» Instructions for the task
Gather each line of the records where "that" appears.

» The input
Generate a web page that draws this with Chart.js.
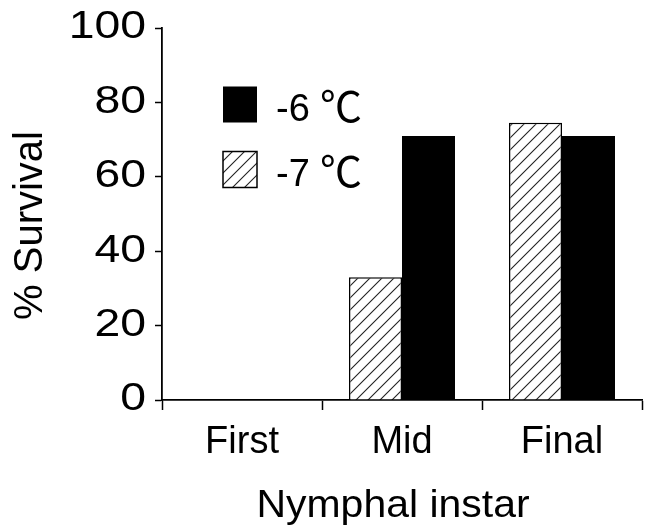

...

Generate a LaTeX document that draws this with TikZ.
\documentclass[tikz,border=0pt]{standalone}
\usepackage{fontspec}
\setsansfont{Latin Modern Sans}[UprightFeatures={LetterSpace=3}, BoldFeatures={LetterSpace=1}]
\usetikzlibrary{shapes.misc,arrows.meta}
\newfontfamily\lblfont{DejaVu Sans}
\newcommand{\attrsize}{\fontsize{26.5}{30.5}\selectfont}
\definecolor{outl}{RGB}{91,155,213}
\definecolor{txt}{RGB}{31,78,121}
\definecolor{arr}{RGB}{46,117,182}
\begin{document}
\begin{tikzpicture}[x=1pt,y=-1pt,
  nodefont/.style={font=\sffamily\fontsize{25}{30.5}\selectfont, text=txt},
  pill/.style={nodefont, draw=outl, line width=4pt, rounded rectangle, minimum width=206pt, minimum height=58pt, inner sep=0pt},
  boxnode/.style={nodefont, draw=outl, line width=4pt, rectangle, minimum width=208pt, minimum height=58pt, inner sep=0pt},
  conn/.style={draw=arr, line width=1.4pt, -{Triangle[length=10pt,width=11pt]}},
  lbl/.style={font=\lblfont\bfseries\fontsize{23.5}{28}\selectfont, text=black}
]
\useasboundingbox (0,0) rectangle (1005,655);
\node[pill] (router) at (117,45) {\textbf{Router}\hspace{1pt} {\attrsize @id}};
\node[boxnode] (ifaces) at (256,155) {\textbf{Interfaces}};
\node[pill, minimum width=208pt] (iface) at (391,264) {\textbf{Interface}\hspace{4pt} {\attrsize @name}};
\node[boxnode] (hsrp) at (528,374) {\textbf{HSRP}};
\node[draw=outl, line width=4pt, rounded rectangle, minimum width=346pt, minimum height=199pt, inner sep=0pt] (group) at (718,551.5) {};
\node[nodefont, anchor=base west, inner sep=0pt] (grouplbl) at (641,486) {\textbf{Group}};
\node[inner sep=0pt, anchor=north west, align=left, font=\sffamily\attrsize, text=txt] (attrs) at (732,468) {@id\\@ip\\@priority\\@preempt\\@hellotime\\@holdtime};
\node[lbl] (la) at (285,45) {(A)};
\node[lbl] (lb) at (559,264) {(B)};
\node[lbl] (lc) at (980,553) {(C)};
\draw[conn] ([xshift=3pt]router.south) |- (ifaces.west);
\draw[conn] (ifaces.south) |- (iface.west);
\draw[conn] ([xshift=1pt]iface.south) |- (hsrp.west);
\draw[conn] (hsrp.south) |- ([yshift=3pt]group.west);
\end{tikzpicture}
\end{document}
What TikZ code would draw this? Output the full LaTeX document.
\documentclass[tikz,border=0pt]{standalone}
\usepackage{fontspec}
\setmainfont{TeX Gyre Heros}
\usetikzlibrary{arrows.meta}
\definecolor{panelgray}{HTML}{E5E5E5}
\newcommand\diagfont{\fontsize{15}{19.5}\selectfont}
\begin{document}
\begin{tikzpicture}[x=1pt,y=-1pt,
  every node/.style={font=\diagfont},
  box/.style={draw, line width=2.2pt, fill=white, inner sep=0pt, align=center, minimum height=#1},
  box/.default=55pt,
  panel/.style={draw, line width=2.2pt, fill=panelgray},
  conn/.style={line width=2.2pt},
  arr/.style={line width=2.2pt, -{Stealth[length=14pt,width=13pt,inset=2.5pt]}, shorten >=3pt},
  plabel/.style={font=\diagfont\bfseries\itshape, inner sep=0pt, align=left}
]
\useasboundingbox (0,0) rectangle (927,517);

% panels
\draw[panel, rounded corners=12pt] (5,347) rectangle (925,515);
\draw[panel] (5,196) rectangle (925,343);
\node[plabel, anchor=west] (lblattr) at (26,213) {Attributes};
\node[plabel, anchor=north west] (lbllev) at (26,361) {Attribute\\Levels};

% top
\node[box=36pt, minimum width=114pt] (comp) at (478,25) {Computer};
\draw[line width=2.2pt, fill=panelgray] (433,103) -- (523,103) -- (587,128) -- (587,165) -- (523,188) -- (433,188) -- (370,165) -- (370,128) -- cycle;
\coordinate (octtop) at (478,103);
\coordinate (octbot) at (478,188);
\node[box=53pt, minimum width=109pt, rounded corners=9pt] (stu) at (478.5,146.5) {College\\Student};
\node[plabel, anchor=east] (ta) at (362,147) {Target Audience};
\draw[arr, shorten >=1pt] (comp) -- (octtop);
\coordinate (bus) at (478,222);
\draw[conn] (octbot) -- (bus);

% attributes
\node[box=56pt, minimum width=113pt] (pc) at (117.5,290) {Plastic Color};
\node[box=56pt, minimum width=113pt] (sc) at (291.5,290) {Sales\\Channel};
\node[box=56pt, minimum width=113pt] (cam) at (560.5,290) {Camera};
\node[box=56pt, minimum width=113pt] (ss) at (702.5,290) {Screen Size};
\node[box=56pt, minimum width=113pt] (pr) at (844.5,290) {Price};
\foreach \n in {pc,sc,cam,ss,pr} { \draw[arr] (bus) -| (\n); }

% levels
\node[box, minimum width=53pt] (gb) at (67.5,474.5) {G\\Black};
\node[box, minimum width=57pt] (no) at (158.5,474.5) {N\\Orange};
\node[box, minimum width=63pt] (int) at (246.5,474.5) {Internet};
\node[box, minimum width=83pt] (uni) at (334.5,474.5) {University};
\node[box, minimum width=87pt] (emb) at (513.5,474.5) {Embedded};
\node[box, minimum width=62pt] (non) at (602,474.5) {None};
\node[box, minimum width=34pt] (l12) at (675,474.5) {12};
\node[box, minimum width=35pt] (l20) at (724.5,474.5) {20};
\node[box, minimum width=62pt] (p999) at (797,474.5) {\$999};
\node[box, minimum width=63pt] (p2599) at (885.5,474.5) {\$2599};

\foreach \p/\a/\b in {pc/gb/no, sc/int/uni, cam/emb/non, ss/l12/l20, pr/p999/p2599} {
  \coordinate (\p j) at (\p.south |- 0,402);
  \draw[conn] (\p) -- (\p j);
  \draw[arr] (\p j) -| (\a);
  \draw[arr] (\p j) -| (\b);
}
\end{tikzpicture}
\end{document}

» Output for this task
Generate a web page that draws this with Chart.js.
Generate a LaTeX document that draws this with TikZ.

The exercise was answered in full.